* _TASK TO COMPLETE_:
Reproduce the listing below exactly, beginning with its first line and ending with the line that holds "right_bound_y = [29.4, 0.0]"; pictures are not part of the copy.
((
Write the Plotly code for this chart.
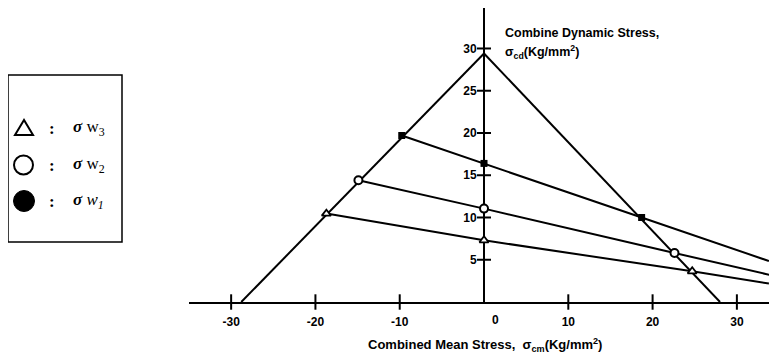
import plotly.graph_objects as go

# ---- data ----
left_bound_x = [-28.8, 0.0]
left_bound_y = [0.0, 29.4]
right_bound_x = [0.0, 28.0]
right_bound_y = [29.4, 0.0]

w1_x = [-9.76, 0.0, 18.7, 33.8]
w1_y = [19.7, 16.4, 10.0, 4.85]
w2_x = [-14.9, 0.0, 22.6, 34.1]
w2_y = [14.4, 11.05, 5.8, 3.16]
w3_x = [-18.7, 0.0, 24.7, 33.8]
w3_y = [10.46, 7.3, 3.63, 2.18]

x_ticks = [-30, -20, -10, 10, 20, 30]
x_tick_labels = ["-30", "-20", "-10", "10", "20", "30"]
y_ticks = [5, 10, 15, 20, 25, 30]
y_tick_labels = ["5", "10", "15", "20", "25", "30"]
x_range = [-35.0, 34.76]
y_range = [0.0, 34.79]

# ---- layout geometry (pixels) ----
OFF = 8  # default page body margin
W, H = 777 - OFF, 358 - OFF
ML, MR, MT, MB = 189 - OFF, 0, 0, 56
PW = W - ML - MR
PH = H - MT - MB


def px(x):
    # x given in reference-window pixels
    return (x - OFF - ML) / PW


def py(y):
    return (H - MB - (y - OFF)) / PH


fig = go.Figure()
line_style = dict(color="black", width=2)

for xs, ys in [(left_bound_x, left_bound_y), (right_bound_x, right_bound_y),
               (w1_x, w1_y), (w2_x, w2_y), (w3_x, w3_y)]:
    fig.add_trace(go.Scatter(x=xs, y=ys, mode="lines", line=line_style,
                             hoverinfo="skip", showlegend=False))

# markers at intersections (exclude line end points)
fig.add_trace(go.Scatter(x=w1_x[:3], y=w1_y[:3], mode="markers",
                         marker=dict(symbol="square", size=7, color="black"),
                         showlegend=False))
fig.add_trace(go.Scatter(x=w2_x[:3], y=w2_y[:3], mode="markers",
                         marker=dict(symbol="circle", size=8, color="white",
                                     line=dict(color="black", width=2)),
                         showlegend=False))
fig.add_trace(go.Scatter(x=w3_x[:3], y=w3_y[:3], mode="markers",
                         marker=dict(symbol="triangle-up", size=8, color="white",
                                     line=dict(color="black", width=1.8)),
                         showlegend=False))

# crossing tick marks
fig.add_trace(go.Scatter(x=x_ticks, y=[0] * len(x_ticks), mode="markers",
                         marker=dict(symbol="line-ns", size=11,
                                     line=dict(color="black", width=2)),
                         cliponaxis=False, showlegend=False))
fig.add_trace(go.Scatter(x=[0] * len(y_ticks), y=y_ticks, mode="markers",
                         marker=dict(symbol="line-ew", size=10,
                                     line=dict(color="black", width=2)),
                         cliponaxis=False, showlegend=False))

tick_font = dict(family="Liberation Sans", size=12, color="black", weight="bold")

fig.update_layout(
    width=W, height=H,
    margin=dict(l=ML, r=MR, t=MT, b=MB, pad=0),
    paper_bgcolor="white", plot_bgcolor="white",
    showlegend=False,
    xaxis=dict(range=x_range, showgrid=False, zeroline=True, zerolinecolor="black",
               zerolinewidth=2, showline=True, linecolor="black", linewidth=2,
               tickmode="array", tickvals=x_ticks, ticktext=x_tick_labels,
               ticks="outside", ticklen=8, tickcolor="rgba(0,0,0,0)",
               tickfont=tick_font, fixedrange=True),
    yaxis=dict(range=y_range, showgrid=False, zeroline=False, showline=False,
               anchor="free", position=(0 - x_range[0]) / (x_range[1] - x_range[0]),
               tickmode="array", tickvals=y_ticks, ticktext=y_tick_labels,
               ticks="outside", ticklen=5, tickcolor="rgba(0,0,0,0)",
               tickfont=tick_font, fixedrange=True),
)

top_font = dict(family="Liberation Sans", size=12.5, color="black", weight="bold")
bot_font = dict(family="Liberation Sans", size=13, color="black", weight="bold")
annotations = [
    dict(x=0, y=0, xref="x", yref="y", text="0", showarrow=False,
         xshift=11, yshift=-18, font=tick_font),
    dict(x=px(503), y=py(33), xref="paper", yref="paper", xanchor="left",
         yanchor="middle", text="Combine Dynamic Stress,", showarrow=False,
         font=top_font),
    dict(x=px(503), y=py(52), xref="paper", yref="paper", xanchor="left",
         yanchor="middle", text="σ<sub>cd</sub>(Kg/mm<sup>2</sup>)", showarrow=False,
         font=top_font),
    dict(x=px(485), y=py(345), xref="paper", yref="paper", xanchor="center",
         yanchor="middle", text="Combined Mean Stress,  σ<sub>cm</sub>(Kg/mm<sup>2</sup>)",
         showarrow=False, font=bot_font),
]

# legend box content
legend_rows = [128, 165, 201]
legend_labels = ["w<sub>3</sub>", "w<sub>2</sub>", "<i>w<sub>1</sub></i>"]
leg_font = dict(family="Liberation Serif", size=17, color="black")
for yrow, lab in zip(legend_rows, legend_labels):
    annotations.append(dict(x=px(52), y=py(yrow), xref="paper", yref="paper",
                            text="<b>:</b>", showarrow=False, font=leg_font,
                            xanchor="center", yanchor="middle"))
    annotations.append(dict(x=px(71), y=py(yrow), xref="paper", yref="paper",
                            text="<b><i>σ</i></b> " + lab, showarrow=False,
                            font=leg_font, xanchor="left", yanchor="middle"))

shapes = [
    dict(type="rect", xref="paper", yref="paper", x0=px(8), x1=px(122),
         y0=py(75), y1=py(242), line=dict(color="black", width=1.5)),
    dict(type="path", xref="paper", yref="paper",
         path=f"M {px(24)} {py(120)} L {px(15)} {py(135)} L {px(33)} {py(135)} Z",
         line=dict(color="black", width=2)),
    dict(type="circle", xref="paper", yref="paper", x0=px(14), x1=px(33),
         y0=py(155.5), y1=py(174.5), line=dict(color="black", width=2)),
    dict(type="circle", xref="paper", yref="paper", x0=px(13.5), x1=px(34.5),
         y0=py(190.5), y1=py(211.5), line=dict(color="black", width=1),
         fillcolor="black"),
]

fig.update_layout(annotations=annotations, shapes=shapes)
fig.write_html("out.html")
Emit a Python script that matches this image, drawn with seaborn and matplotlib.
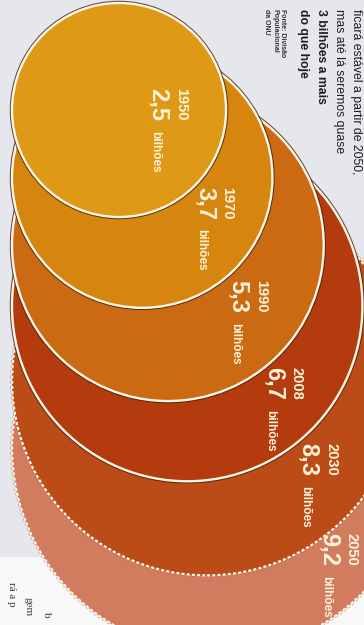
import numpy as np
import pandas as pd
import matplotlib
matplotlib.use("Agg")
import matplotlib.pyplot as plt
import matplotlib.patheffects as pe
from matplotlib.patches import Rectangle
import seaborn as sns

# ---- data -------------------------------------------------------------
years = [1950, 1970, 1990, 2008, 2030, 2050]
population = [2.5, 3.7, 5.3, 6.7, 8.3, 9.2]          # bilhões de pessoas
projected = [False, False, False, False, True, True]
unit_label = "bilhões"

note_lines = ["ficará estável a partir de 2050,",
              "mas até lá seremos quase",
              "3 bilhões a mais",
              "do que hoje"]
note_bold = [False, False, True, True]
source_lines = ["Fonte: Divisão", "Populacional", "da ONU"]
side_fragments = ["b", "gem", "rá a p"]

# ---- style ------------------------------------------------------------
fill_colors = ["#DE9A16", "#D6860F", "#CB6A12", "#B43B0D", "#BC4C17", "#D17C5E"]
ring_shadow = "#4A2008"
label_color = "#FFF3DA"
panel_color = "#E6E7ED"

DPI = 100
W, H = 364, 625
BASE_X = 12            # common tangent line of all circles
K_PX = 67.7            # radius in px per sqrt(bilhão)
Y0, Y_PER_YEAR = 110, 3.38
# (distance of number baseline from circle's outer edge, offset along year axis)
label_offsets = [(74, -22), (74, 9), (92, 35), (95, 61), (100, 63), (100, 85)]

sns.set_theme(style="white")
plt.rcParams["font.family"] = ["Liberation Sans", "DejaVu Sans"]

fig = plt.figure(figsize=(W / DPI, H / DPI), dpi=DPI, facecolor="#F8F8F8")
ax = fig.add_axes([0, 0, 1, 1])
ax.set_facecolor("#F8F8F8")
ax.add_patch(Rectangle((0, 0), W, 557, color=panel_color, zorder=0, lw=0))

df = pd.DataFrame({"year": years, "pop": population, "proj": projected})
df["r"] = K_PX * np.sqrt(df["pop"])
df["cx"] = BASE_X + df["r"]
df["cy"] = Y0 + Y_PER_YEAR * (df["year"] - years[0])

pt_per_px = 72 / DPI
def area_pt2(p):
    return (2 * K_PX * pt_per_px) ** 2 * p

size_range = (area_pt2(min(population)), area_pt2(max(population)))
size_norm = (min(population), max(population))

# largest circle first so the smaller ones sit on top
for i in df.sort_values("pop", ascending=False).index:
    sub = df.loc[[i]]
    if df.loc[i, "proj"]:
        extra = dict(linestyle=(0, (1.3, 0.9)),
                     path_effects=[pe.Stroke(linewidth=2.4, foreground="#7A3A1A", alpha=0.6),
                                   pe.Normal()])
    else:
        extra = dict(path_effects=[pe.Stroke(linewidth=3.2, foreground=ring_shadow, alpha=0.8),
                                   pe.Normal()])
    sns.scatterplot(data=sub, x="cx", y="cy", size="pop", sizes=size_range,
                    size_norm=size_norm, color=fill_colors[i], edgecolor="#FFF8EA",
                    linewidth=1.7, legend=False, ax=ax, zorder=2, **extra)

# value labels, written along the circles
rot = dict(rotation=270, rotation_mode="anchor", ha="left", va="baseline")
for i, row in df.iterrows():
    dx, dy = label_offsets[i]
    bx = row["cx"] + row["r"] - dx
    sy = row["cy"] + dy
    ax.text(bx + 25, sy, str(int(row["year"])), fontsize=10.5, fontweight="bold",
            color=label_color, zorder=5, **rot)
    num = f"{row['pop']:.1f}".replace(".", ",")
    t = ax.text(bx, sy, num, fontsize=17, fontweight="bold", color=label_color,
                zorder=5, **rot)
    ax.annotate(unit_label, xy=(bx, 0), xycoords=("data", t), xytext=(0, -7),
                textcoords="offset points", fontsize=8.5, fontweight="bold",
                color=label_color, zorder=5, **rot)

# explanatory note and source
for x, line, bold in zip([353, 336, 318, 300], note_lines, note_bold):
    ax.text(x, 9, line, fontsize=8.8, fontweight="bold" if bold else "medium",
            color="#1C1C1C", zorder=5, **rot)
for x, line in zip([281, 273, 265], source_lines):
    ax.text(x, 9, line, fontsize=5, fontweight="bold", color="#333333", zorder=5, **rot)

# fragments of the neighbouring column
for x, y, frag in zip([44, 25, 9], [612, 597, 582], side_fragments):
    ax.text(x, y, frag, fontsize=8, family=["Liberation Serif", "DejaVu Serif"],
            color="#3A3A3A", zorder=1, **rot)

ax.set_xlim(0, W)
ax.set_ylim(H, 0)
ax.axis("off")
fig.savefig("out.png", dpi=DPI, facecolor=fig.get_facecolor())
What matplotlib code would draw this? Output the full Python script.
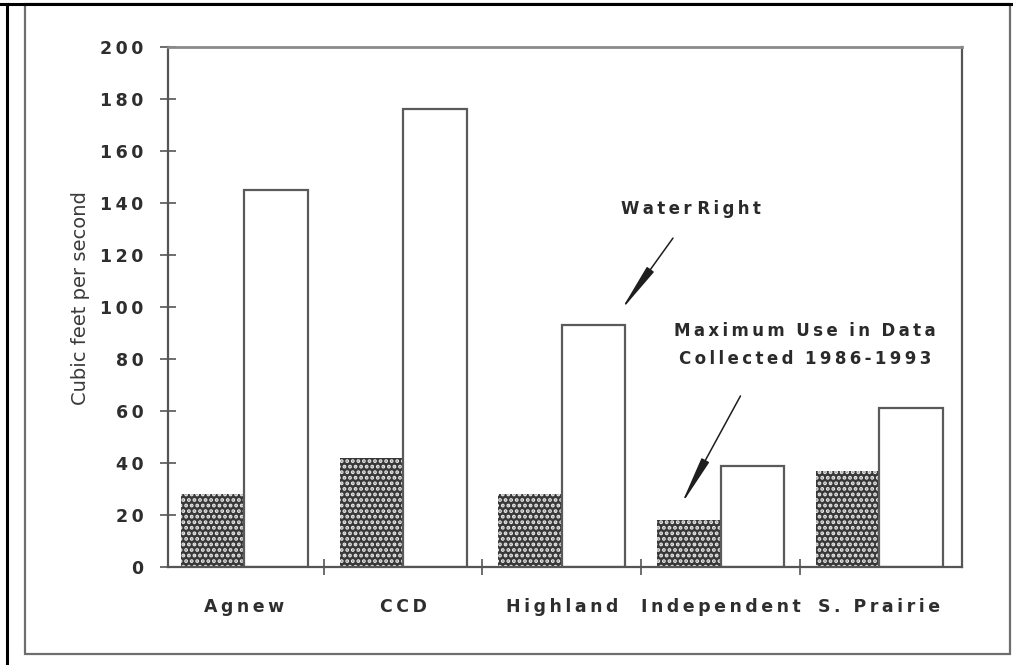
import matplotlib
matplotlib.use("Agg")
import matplotlib.pyplot as plt
from matplotlib.lines import Line2D
from matplotlib.patches import Rectangle
import numpy as np

# Data: maximum observed use vs. water right, cubic feet per second
plants = ["Agnew", "CCD", "Highland", "Independent", "S. Prairie"]
max_use = [28, 42, 28, 18, 37]
water_right = [145, 176, 93, 39, 61]
y_ticks = [0, 20, 40, 60, 80, 100, 120, 140, 160, 180, 200]

THIN = "\u2009"


def spaced(s):
    """Letter-spaced label text."""
    return THIN.join(s)


plt.rcParams["hatch.linewidth"] = 1.9
plt.rcParams["font.family"] = ["DejaVu Sans"]

W, H = 1013, 665
fig = plt.figure(figsize=(W / 100, H / 100), dpi=100)
fig.patch.set_facecolor("white")

ax_left, ax_right = 168 / W, 962 / W
ax_bottom, ax_top = 1 - 567 / H, 1 - 47 / H
ax = fig.add_axes([ax_left, ax_bottom, ax_right - ax_left, ax_top - ax_bottom])

x = np.arange(len(plants))
bw = 0.4
ax.bar(x - bw / 2, max_use, width=bw, facecolor="#383838", edgecolor="#e8e8e8",
       hatch="...", linewidth=0, zorder=2)
ax.bar(x + bw / 2, water_right, width=bw, facecolor="white", edgecolor="#5a5a5a",
       linewidth=1.6, zorder=2)

ax.set_xlim(-0.48, 4.52)
ax.set_ylim(0, 200)

ax.set_yticks(y_ticks)
ax.set_yticklabels([spaced(str(v)) for v in y_ticks], fontweight="bold",
                   fontsize=12.5, color="#2e2e2e")
ax.tick_params(axis="y", direction="inout", length=11, width=1.2, color="#555555", pad=12)

ax.set_xticks(x)
ax.set_xticks([0.5, 1.5, 2.5, 3.5], minor=True)
ax.set_xticklabels([spaced(p) for p in plants], fontweight="bold", fontsize=12.5,
                   color="#2e2e2e")
ax.tick_params(axis="x", which="major", length=0, pad=22)
ax.tick_params(axis="x", which="minor", direction="inout", length=11, width=1.2,
               color="#555555")

for side in ["left", "bottom", "right"]:
    ax.spines[side].set_color("#555555")
    ax.spines[side].set_linewidth(1.6)
ax.spines["top"].set_color("#8a8a8a")
ax.spines["top"].set_linewidth(2.0)

fig.text(80 / W, 1 - 298 / H, "Cubic feet per second", rotation=90,
         ha="center", va="center", fontsize=14, color="#3a3a3a")

# Callouts
arrow_kw = dict(arrowstyle="-|>,head_length=3.0,head_width=0.26", color="#1e1e1e",
                lw=1.1, mutation_scale=10, shrinkA=0, shrinkB=0)
ax.annotate("", xy=(2.37, 98.5), xytext=(2.70, 126.5), arrowprops=arrow_kw)
ax.text(2.81, 137.7, " ".join(spaced(w) for w in "Water Right".split()),
        ha="center", va="center", fontsize=12, fontweight="bold", color="#2a2a2a")

ax.annotate("", xy=(2.75, 23.8), xytext=(3.125, 65.8), arrowprops=arrow_kw)
ax.text(3.53, 90.8, "  ".join(spaced(w) for w in "Maximum Use in Data".split()),
        ha="center", va="center", fontsize=12, fontweight="bold", color="#2a2a2a")
ax.text(3.53, 80.0, "  ".join(spaced(w) for w in "Collected 1986-1993".split()),
        ha="center", va="center", fontsize=12, fontweight="bold", color="#2a2a2a")

# Page border lines
fig.add_artist(Line2D([0, 1], [1 - 4 / H, 1 - 4 / H], transform=fig.transFigure,
                      color="black", lw=2.2))
fig.add_artist(Line2D([7 / W, 7 / W], [0, 1 - 4 / H], transform=fig.transFigure,
                      color="black", lw=2.2))
fig.add_artist(Rectangle((25 / W, 1 - 654 / H), (1010 - 25) / W, (654 - 4) / H,
                         transform=fig.transFigure, fill=False,
                         edgecolor="#6e6e6e", lw=1.6))

fig.savefig("out.png", dpi=100, facecolor="white")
))
* _CORRECT OUTPUT_:
Write the Plotly code for this chart.
import plotly.graph_objects as go

# ---- data ----
left_bound_x = [-28.8, 0.0]
left_bound_y = [0.0, 29.4]
right_bound_x = [0.0, 28.0]
right_bound_y = [29.4, 0.0]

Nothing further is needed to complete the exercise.